#### [WHAT YOU SHOULD DO]
In the listing that follows, locate the line containing "Clone this chart in matplotlib." and the line containing "import numpy as np". Retype exactly those two lines and every line between them, and nothing more.

#### [EXTRACTED RECORDS]
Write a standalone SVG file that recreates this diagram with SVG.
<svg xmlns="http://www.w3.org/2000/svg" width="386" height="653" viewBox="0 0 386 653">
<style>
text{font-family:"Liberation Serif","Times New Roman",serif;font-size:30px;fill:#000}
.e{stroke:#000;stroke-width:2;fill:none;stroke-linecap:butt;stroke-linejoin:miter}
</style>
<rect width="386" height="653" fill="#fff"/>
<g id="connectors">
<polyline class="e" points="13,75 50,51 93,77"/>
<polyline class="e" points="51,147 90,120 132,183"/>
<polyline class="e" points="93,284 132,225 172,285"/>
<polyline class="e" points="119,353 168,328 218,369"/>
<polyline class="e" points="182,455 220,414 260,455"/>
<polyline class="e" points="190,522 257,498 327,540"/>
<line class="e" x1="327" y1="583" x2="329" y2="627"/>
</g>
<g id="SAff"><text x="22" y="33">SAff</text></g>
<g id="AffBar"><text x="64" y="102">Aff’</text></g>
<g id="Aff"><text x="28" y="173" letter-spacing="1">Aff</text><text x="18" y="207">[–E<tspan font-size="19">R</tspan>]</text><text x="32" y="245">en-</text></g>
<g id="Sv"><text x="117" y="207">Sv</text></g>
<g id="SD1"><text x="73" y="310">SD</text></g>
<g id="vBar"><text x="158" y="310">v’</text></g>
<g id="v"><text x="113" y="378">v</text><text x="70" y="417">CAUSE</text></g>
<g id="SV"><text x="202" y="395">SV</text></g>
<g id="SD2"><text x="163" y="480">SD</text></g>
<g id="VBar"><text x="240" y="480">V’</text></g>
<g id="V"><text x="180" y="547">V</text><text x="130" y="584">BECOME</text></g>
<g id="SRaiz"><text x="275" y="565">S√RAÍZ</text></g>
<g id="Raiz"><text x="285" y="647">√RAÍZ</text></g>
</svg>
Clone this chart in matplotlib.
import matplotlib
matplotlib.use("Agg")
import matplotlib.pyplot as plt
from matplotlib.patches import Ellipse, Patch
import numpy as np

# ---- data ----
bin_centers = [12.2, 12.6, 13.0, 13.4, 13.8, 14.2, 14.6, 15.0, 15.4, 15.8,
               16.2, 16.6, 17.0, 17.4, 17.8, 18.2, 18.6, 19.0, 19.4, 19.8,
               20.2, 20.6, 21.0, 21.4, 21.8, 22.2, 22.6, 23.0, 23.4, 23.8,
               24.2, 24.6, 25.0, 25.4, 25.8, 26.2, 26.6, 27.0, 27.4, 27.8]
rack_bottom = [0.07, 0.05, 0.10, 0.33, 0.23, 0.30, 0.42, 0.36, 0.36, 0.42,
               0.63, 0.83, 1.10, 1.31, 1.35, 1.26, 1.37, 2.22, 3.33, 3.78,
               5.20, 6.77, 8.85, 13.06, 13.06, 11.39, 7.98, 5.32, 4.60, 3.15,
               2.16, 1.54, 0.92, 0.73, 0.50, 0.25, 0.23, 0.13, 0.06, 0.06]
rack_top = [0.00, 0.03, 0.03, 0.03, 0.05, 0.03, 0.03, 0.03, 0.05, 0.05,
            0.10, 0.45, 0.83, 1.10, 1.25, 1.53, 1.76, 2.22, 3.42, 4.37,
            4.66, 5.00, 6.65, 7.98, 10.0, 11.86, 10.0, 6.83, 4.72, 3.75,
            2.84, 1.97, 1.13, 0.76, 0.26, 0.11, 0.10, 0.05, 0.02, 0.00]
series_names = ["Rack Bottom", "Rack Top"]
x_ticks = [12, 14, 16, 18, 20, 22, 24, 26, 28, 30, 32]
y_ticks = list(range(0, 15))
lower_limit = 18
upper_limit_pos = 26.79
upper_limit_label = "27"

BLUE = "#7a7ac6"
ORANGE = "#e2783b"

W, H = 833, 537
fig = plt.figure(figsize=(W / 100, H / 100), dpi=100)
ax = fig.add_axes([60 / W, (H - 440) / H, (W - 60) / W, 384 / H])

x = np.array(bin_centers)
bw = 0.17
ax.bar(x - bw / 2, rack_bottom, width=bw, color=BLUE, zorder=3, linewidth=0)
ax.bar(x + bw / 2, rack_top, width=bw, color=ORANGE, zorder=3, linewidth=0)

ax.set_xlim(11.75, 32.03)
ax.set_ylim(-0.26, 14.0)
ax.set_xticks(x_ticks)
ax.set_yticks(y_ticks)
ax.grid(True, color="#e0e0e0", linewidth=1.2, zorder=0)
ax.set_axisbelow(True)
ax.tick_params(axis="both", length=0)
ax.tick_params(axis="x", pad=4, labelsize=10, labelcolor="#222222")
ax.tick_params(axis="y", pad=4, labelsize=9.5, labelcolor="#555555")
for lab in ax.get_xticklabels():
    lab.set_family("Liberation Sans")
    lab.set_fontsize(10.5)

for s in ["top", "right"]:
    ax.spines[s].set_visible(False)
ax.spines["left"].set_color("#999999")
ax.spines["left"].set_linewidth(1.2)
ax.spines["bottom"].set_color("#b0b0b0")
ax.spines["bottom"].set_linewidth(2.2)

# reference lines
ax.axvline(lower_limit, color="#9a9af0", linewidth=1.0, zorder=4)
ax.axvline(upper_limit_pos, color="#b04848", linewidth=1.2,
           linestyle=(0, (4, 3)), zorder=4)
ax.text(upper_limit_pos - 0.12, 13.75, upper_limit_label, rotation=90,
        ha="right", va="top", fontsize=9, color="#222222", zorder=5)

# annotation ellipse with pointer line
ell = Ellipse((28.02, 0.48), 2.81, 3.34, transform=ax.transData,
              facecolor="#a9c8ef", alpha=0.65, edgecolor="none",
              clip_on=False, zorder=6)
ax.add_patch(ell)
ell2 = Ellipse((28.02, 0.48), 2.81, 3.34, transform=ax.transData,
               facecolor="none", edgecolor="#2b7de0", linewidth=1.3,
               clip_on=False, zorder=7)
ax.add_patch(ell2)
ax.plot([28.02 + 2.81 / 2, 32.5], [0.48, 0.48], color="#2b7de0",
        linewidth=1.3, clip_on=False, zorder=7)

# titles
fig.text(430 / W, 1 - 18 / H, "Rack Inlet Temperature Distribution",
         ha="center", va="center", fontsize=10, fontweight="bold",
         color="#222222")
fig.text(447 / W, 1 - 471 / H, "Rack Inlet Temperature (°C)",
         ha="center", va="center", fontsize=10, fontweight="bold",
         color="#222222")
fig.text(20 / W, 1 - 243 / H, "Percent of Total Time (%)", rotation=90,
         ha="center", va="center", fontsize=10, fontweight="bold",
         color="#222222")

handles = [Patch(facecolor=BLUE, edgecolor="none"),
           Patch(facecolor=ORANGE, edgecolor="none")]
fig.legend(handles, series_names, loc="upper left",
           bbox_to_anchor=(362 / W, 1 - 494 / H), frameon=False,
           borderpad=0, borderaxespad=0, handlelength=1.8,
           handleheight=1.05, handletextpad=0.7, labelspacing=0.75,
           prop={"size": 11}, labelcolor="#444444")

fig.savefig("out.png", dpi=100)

#### [REPLY TO THE EXERCISE]
Clone this chart in matplotlib.
import matplotlib
matplotlib.use("Agg")
import matplotlib.pyplot as plt
from matplotlib.patches import Ellipse, Patch
import numpy as np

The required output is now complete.